3.) Praises were showered on Nathuram Godse, the man who shot and killed Mahatma Gandhi followed by Modi’s praise and admiration of the Mahatma. October 2nd, a national holiday, marking the birthday of the Mahatma, was the day now chosen by the Modi government for cleaning offices, which meant that the office-goers had to forego the holiday and come to office to participate in the cleansing drive.
4.) All this surely confused the people who had elected Modi for his traits of being a decisive, no-nonsense leader whose government also saw history text-books being revised, introduction of Sanskrit and extolling ancient India’s achievements of practicing plastic surgery and even flying an aircraft.
5.) To choose Christmas day to propagate good governance day also did not go down well with the people of Delhi which has a large population working in government offices.
6.) And finally, the BJP’s style of campaigning was a far cry from the more sophisticated, multi-media driven issue based agenda. The BJP resorted to lot of mud-slinging against AAP and its leader Kejriwal, calling him badnaseeb (unlucky), Naxalite, anarchist, a 49-day disaster who quit the government last year, because he would have been otherwise lynched.
7.) Smacking of desperation, the BJP accused AAP of receiving donations whereas the stark reality has been the common man’s party was struggling to advertise in leading newspapers because costs were prohibitive. I did happen to see in Manish Sisodia’s office in east Delhi how the former journalist put down a request for a full page advertisement just because it was far too expensive.
Conclusions: While AAP focused on the slum clusters, Muslims, workers and marginalized groups, besides pitching in to woo the middle-class localities, they were also all over the TV newsrooms in debates, arguments and clarifications. The BJP was busy mudslinging and wasted time in character assassinations.
It must be remembered that the political process is changing rather drastically today. There is the rise of the independent minded voter who is selfish and focused on his needs—soon to become the decisive factor in future elections.
Kejriwal on his part was focused on beaming his poll strategy around the issues that the majority of the people faced—the rising electricity and water bills, safety and security of women, rampant corruption in all strata of governance to name a few.

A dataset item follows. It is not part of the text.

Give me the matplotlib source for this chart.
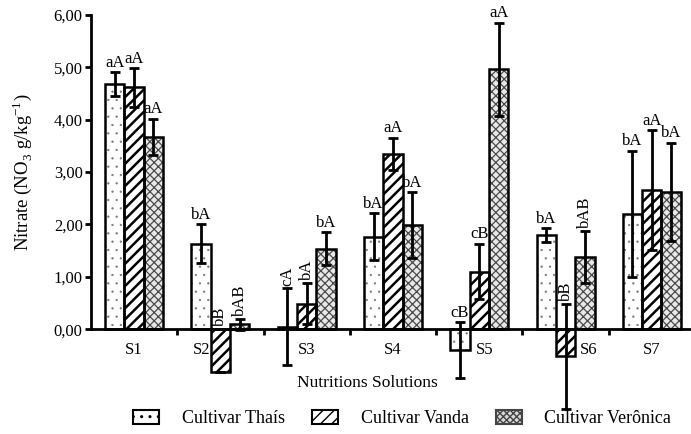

“This is BJP’s defeat and also Modi’s. Because when he campaigned for the Lok Sabha polls, he sold a dream of Achhe Din (Good Days) to the voters. Many of us fell for that promise. However, in last eight months since he became the Prime Minister he has gone back on many promises including the promise of reining in the corruption, bringing back the black money. This had led to the party and Modi losing their credibility which is seen in today’s result,” said veteran activist Anna Hazare, from whose civil rights movement Kejriwal was baptized once upon a time.
Put simply, no one needs a riot when there are jobs to be done and bills to be paid—and Kejriwal and his party did focus just on this to eventually romp home as victors.